Environmentally regulated gene expression is critical for bacterial survival under stress conditions, including extremes in temperature, osmolarity and nutrient availability. Here, we dissect the thermo- and osmo-responsory behavior of the transcriptional repressor H-NS, an archetypal nucleoid-condensing sensory protein, ubiquitous in enterobacteria that infect the mammalian gut. Through experiments and thermodynamic modeling, we show that H-NS exhibits osmolarity, temperature and concentration dependent self-association, with a highly polydisperse native ensemble dominated by monomers, dimers, tetramers and octamers. The relative population of these oligomeric states is determined by an interplay between dimerization and higher-order oligomerization, which in turn drives a competition between weak homo- versus hetero-oligomerization of protein-protein and protein-DNA complexes.

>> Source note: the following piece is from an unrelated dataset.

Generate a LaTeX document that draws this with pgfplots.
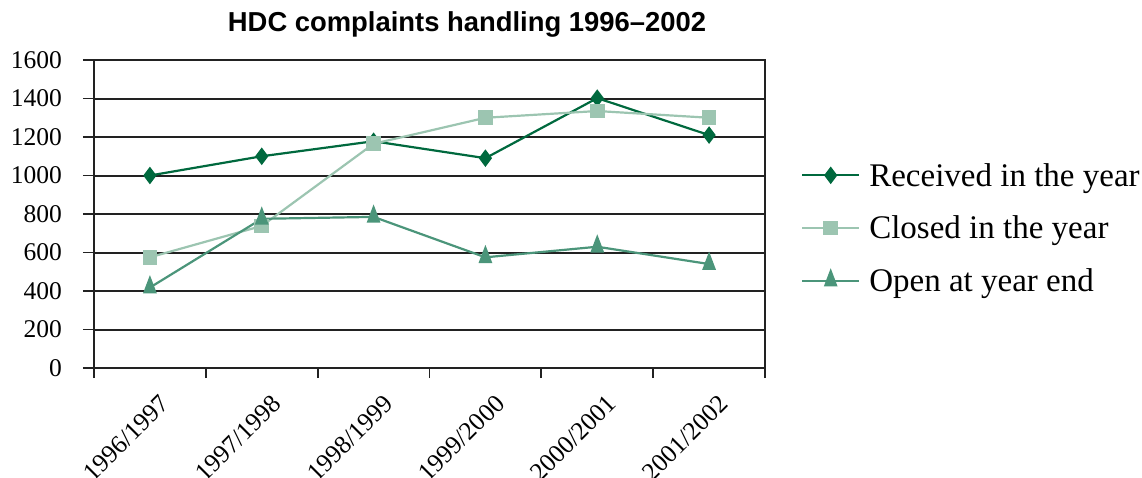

A phosphomimetic mutation, Y61E, fully eliminates higher-order self-assembly and preserves only dimerization while weakening DNA binding, highlighting that oligomerization is a prerequisite for strong DNA binding. We further demonstrate the presence of long-distance thermodynamic connectivity between dimerization and oligomerization sites on H-NS which influences the binding of the co-repressor Cnu, and switches the DNA binding mode of the hetero-oligomeric H-NS:Cnu complex. Our work thus uncovers important organizational principles in H-NS including a multi-layered thermodynamic control, and provides a molecular framework broadly applicable to other thermo-osmo sensory proteins that employ similar mechanisms to regulate gene expression.